There’s an innate reason why we’re primed to get in the way of our success and self-sabotage, according to psychology.
On the outside, self-sabotage doesn’t make sense. It’s the manifestation of that common phrase “you’re your own worst enemy”: whether we have a tendency to procrastinate, become extremely self-critical or turn to destructive coping mechanisms such as drugs and alcohol, acts of self-sabotage can stand in the way of success.
Often the result of imposter syndrome – an inaccurate feeling of inadequacy or fraudulence experienced disproportionately by women – people who self-sabotage often hold dysfunctional or distorted beliefs about their own abilities, leading them to undermine their own skills and work.
Just recently, singer Ellie Goulding opened up about how imposter syndrome and self-sabotage has impacted her career.
“I know I chose this job but nothing could have prepared me for the ups and downs that come with it,” she wrote in an Instagram post for World Mental Health Day. “I know for sure that a lot of my anxiety has come from what they call ‘imposter syndrome’ not believing in myself enough and thinking that I don’t deserve happiness, which results in wanting to sabotage my own success.”
While, as we’ve previously pointed out, self-sabotage can seem rather non-sensical – even to the person experiencing the feelings – it’s actually a natural reaction spurred by our instinct to avoid threats.
“The source of self-sabotage is part of a common ancestral and evolutionary adaptation that has allowed us to persevere as a species in the first place,” writes Judy Ho in Psychology Today.
“We are essentially programmed to strive for goals because achieving them makes us feel good. That dopamine rush is an incentive to repeat those behaviors. The trick, especially when it comes to self-sabotage, is that our biochemistry doesn’t necessarily discriminate between the kind of feel-good sensations we experience when we are going toward our goals and the ‘good’ feelings we get when we avoid something that seems threatening,” she continues.
Our drive to achieve goals and our innate instinct to avoid threats aren’t actually separate – in fact, there is a constant interplay between the two. However, when the pair become unbalanced – that is, when our drive to avoid threats is higher than our need to achieve – we become likely to self-sabotage.
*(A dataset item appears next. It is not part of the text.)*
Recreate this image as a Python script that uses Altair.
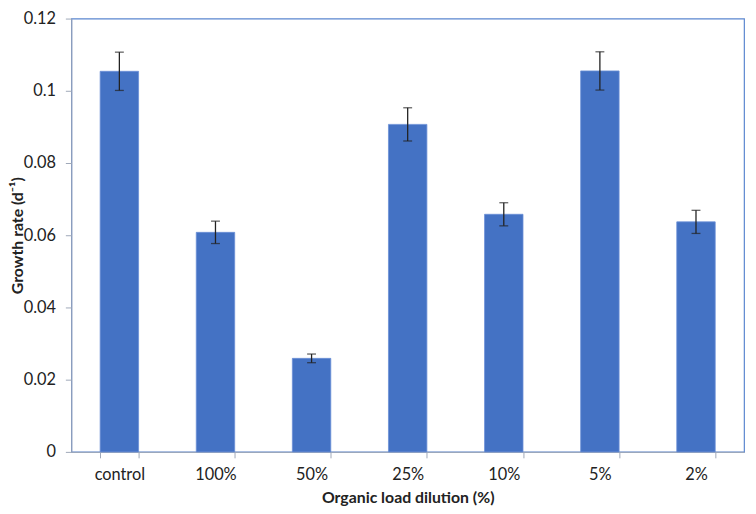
import altair as alt
import pandas as pd

categories = ["control", "100%", "50%", "25%", "10%", "5%", "2%"]
growth_rate = [0.1054, 0.0608, 0.0259, 0.0907, 0.0658, 0.1055, 0.0637]
error = [0.0053, 0.0031, 0.0012, 0.0046, 0.0032, 0.0053, 0.0032]

df = pd.DataFrame({"cat": categories, "rate": growth_rate, "err": error})
df["lo"] = df["rate"] - df["err"]
df["hi"] = df["rate"] + df["err"]

FONT = "Lato"

x_enc = alt.X(
    "cat:N",
    sort=categories,
    scale=alt.Scale(paddingInner=0.6, paddingOuter=0.3),
    axis=alt.Axis(
        title="Organic load dilution (%)",
        labelAngle=0,
        tickBand="extent",
        tickSize=6,
        labelPadding=9,
        titlePadding=7,
        domainColor="#9FA8B8",
        tickColor="#9FA8B8",
    ),
)

y_scale = alt.Scale(domain=[0, 0.12], nice=False)

bars = alt.Chart(df).mark_bar(color="#4472C4", stroke="#6A8FD6", strokeWidth=0.8).encode(
    x=x_enc,
    y=alt.Y(
        "rate:Q",
        scale=y_scale,
        axis=alt.Axis(
            title="Growth rate (d⁻¹)",
            values=[0, 0.02, 0.04, 0.06, 0.08, 0.1, 0.12],
            format="~g",
            grid=False,
            tickSize=6,
            labelPadding=10,
            titleX=-49,
            titleY=219,
            titleAnchor="middle",
            titleBaseline="alphabetic",
            domainColor="#9FA8B8",
            tickColor="#9FA8B8",
        ),
    ),
)

rules = alt.Chart(df).mark_rule(color="#222222", strokeWidth=1.3).encode(
    x=alt.X("cat:N", sort=categories),
    y=alt.Y("lo:Q", scale=y_scale),
    y2="hi:Q",
)

caps_hi = alt.Chart(df).mark_tick(color="#222222", size=9, thickness=1.3).encode(
    x=alt.X("cat:N", sort=categories),
    y=alt.Y("hi:Q", scale=y_scale),
)
caps_lo = alt.Chart(df).mark_tick(color="#222222", size=9, thickness=1.3).encode(
    x=alt.X("cat:N", sort=categories),
    y=alt.Y("lo:Q", scale=y_scale),
)

chart = (
    alt.layer(bars, rules, caps_hi, caps_lo)
    .properties(
        width=680,
        height=438,
        autosize=alt.AutoSizeParams(type="none"),
        padding={"left": 64, "top": 8, "right": 4, "bottom": 52},
        background="white",
    )
    .configure_view(stroke="#5B86CF", strokeWidth=1.2)
    .configure_axis(
        labelFont=FONT,
        titleFont=FONT,
        labelFontSize=16.5,
        titleFontSize=16,
        titleFontWeight="bold",
        labelColor="#222222",
        titleColor="#222222",
    )
)

chart.save("out.html", embed_options={"renderer": "svg", "actions": False})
Why? According to Ho, there are four elements that fuel the likelihood of self-sabotage: a shaky “self-concept” or lack of belief in our identity, internalised negative beliefs about our own talents or abilities, a fear of change or the unknown, and a need for control.
“It is very helpful to focus on [these elements], so you can more easily see how they inform your decisions, your ideas about yourself, how you behave, how you feel in certain circumstances, and particularly how they can be a driver of self-sabotage,” she adds.
When it comes to self-sabotage, then, the best thing we can do is understand where exactly the feelings are coming from – and fight back against our tendency to downplay our achievements and listen to the critical voice inside our heads.